Navigating the Financial Landscape
Navigating the financial landscape, whether traditional banking or cryptocurrency, often leads individuals to encounter the term KYC, which stands for “Know Your Customer.” This protocol requires financial institutions to verify the identities of their customers before allowing them to access services or transact. At its core, KYC helps prevent fraud and enhances the security of users’ finances.
Understanding KYC
While it may seem like bureaucratic jargon, grasping the concept of KYC is essential for making informed decisions in the financial world. It equips users with the knowledge needed to understand what personal information may be required and helps them steer clear of potential issues associated with banking or cryptocurrency platforms.
Key Components of KYC
Central to KYC is the Customer Identification Program (CIP), likened to a doorman at an exclusive venue who verifies attendees’ identities before granting entry. Financial entities typically ask for documents such as a driver’s license, passport, or utility bills to confirm who you are. Although this process might seem tedious, it is a crucial measure that prevents unauthorized individuals from impersonating you, thereby protecting your assets.

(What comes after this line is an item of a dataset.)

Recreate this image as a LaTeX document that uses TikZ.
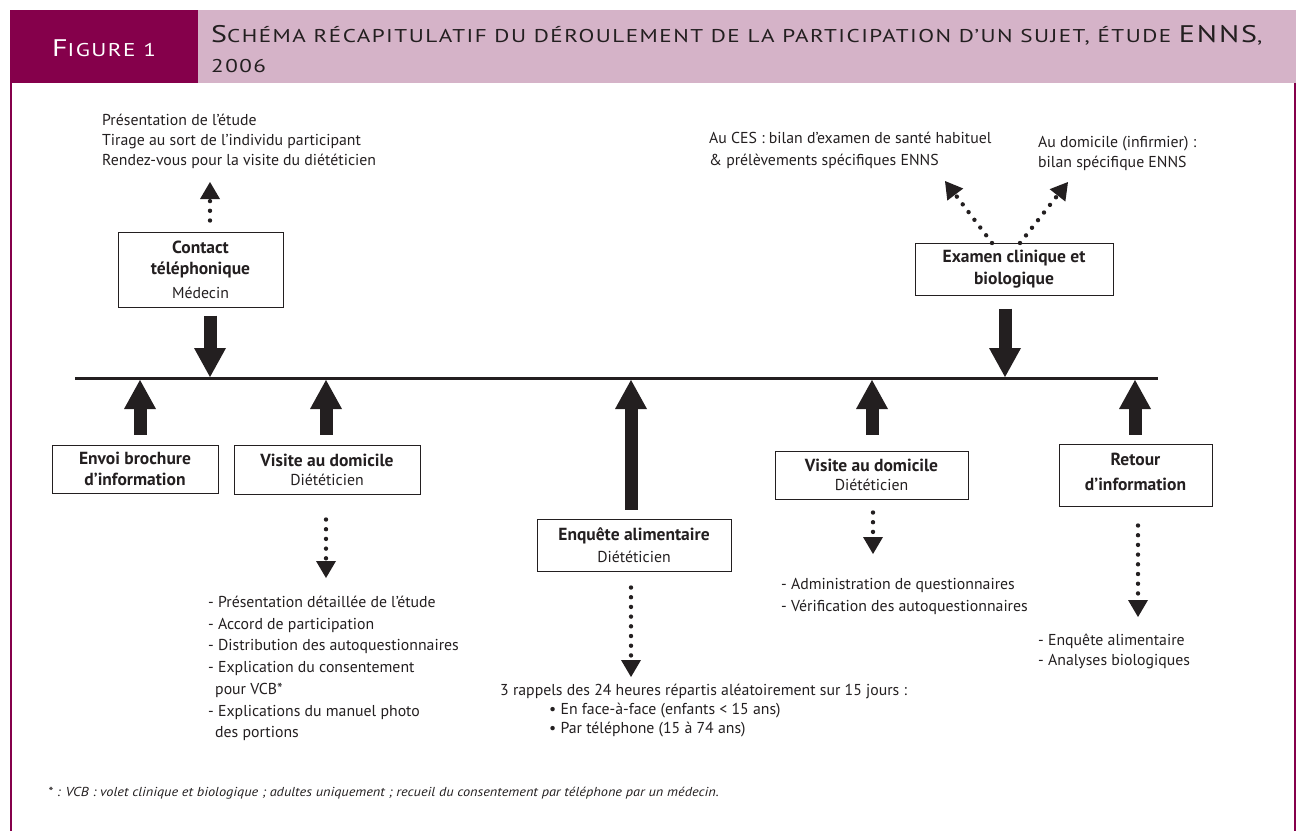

Following CIP is Customer Due Diligence (CDD), a process employed to assess the risk associated with a customer once their identity is confirmed. CDD acts as a preliminary background check, analyzing aspects such as the origin of funds, transaction history, and current occupation, all with the aim of identifying potentially risky behaviors. This foundational procedure is designed to preemptively catch suspicious activities, preserving the integrity of both the platform and its users while fostering trust within the financial ecosystem.
For customers in higher-risk scenarios—such as substantial cryptocurrency transactions or those identified as Politically Exposed Persons (PEPs)—Enhanced Due Diligence (EDD) comes into play. This mechanism involves more thorough scrutiny to avert risks related to money laundering and illicit activities, ensuring that large financial movements are legitimate and comply with regulations.
Anti-Money Laundering and Risk Management
Another component linked to KYC is Anti-Money Laundering (AML), which encompasses various laws and methodologies that hinder illicit funds from infiltrating financial channels. AML practices stipulate that platforms monitor transactions for irregularities, flag accounts that appear suspicious, and uphold adherence to regulatory standards. This crucial filtration process plays a vital role in establishing a transparent and trustworthy banking and cryptocurrency environment.
Within this framework, PEPs require heightened observation due to their potential exposure to corruption or bribery. Individuals occupying significant political offices, along with their family members, are often subject to stricter scrutiny to deter any misuse of the financial system that could arise from their influential positions.
Employing a Risk-Based Approach (RBA) allows financial institutions to allocate their resources judiciously by recognizing that not every customer poses the same level of risk. This strategy ensures that more attention is given to transactions or users deemed high-risk, while allowing lower-risk customers to experience seamless service. This balanced methodology is essential for effective risk management in a constantly evolving financial landscape.
Conclusion
To recap, understanding key KYC concepts, such as CIP, CDD, EDD, AML, PEPs, and RBA, is invaluable for anyone engaging with financial institutions or cryptocurrency platforms. Rather than being reserved for financial professionals, this knowledge empowers all users, enhancing safety and confidence in their banking and trading ventures. Keeping this information at hand can significantly improve your experience when navigating the complexities of digital finance and account management.